Council will send letter to CRD outlining funding concerns

Sewage treatment costs are once again causing headaches for Colwood city councillors as they struggle to figure out how residents should have to pay for initial capital costs.

The Capital Regional District has asked Colwood for $212,000 in 2013 to cover capital costs for the project. Colwood mayor Carol Hamilton said the cost is unexpected and, in her view, excessive.

Hamilton said this could amount to a 100 per cent increase in sewage costs to current sewage users in 2013 year alone. When spread out across all taxpayers in the municipality, this one charge alone amounts to approximately a two per cent tax increase, said Hamilton.

“That’s before I can look at fixing a pothole, that’s before I can tend to a garden. Where does it stop?”

Council is sending a letter to the CRD raising concerns over the costs for 2013 and laying out the impact on Colwood residents.

“We need to have an understanding, we need to have these folks hear, they need to see what it means for our community.”

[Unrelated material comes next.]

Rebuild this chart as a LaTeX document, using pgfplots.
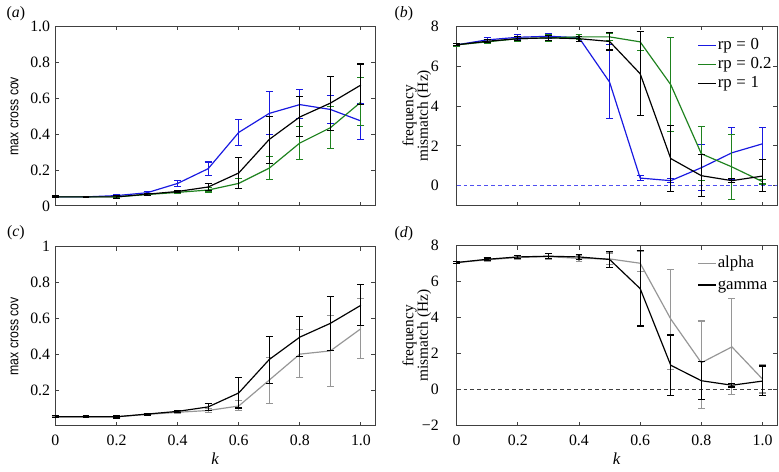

Hamilton said she is not a sewer user and is as upset as anyone else that when all is said and done she could be paying as much as $300 to $400 per year for the community’s sewage treatment.

She worries this will hurt real estate in the community, as the idea of paying that much into a service not being received might turn people off moving to the community.

“There is a ripple effect of extreme proportions, in my view, with this formula.”

In December council voted to have all future capacity paid for by the entire municipality as a parcel tax. An official decision on how current users will pay for treatment is not yet solidified.

 

With the initial charges now know, the final decision has been put over until the next council meeting, Monday, March 11, when more information from staff should be available.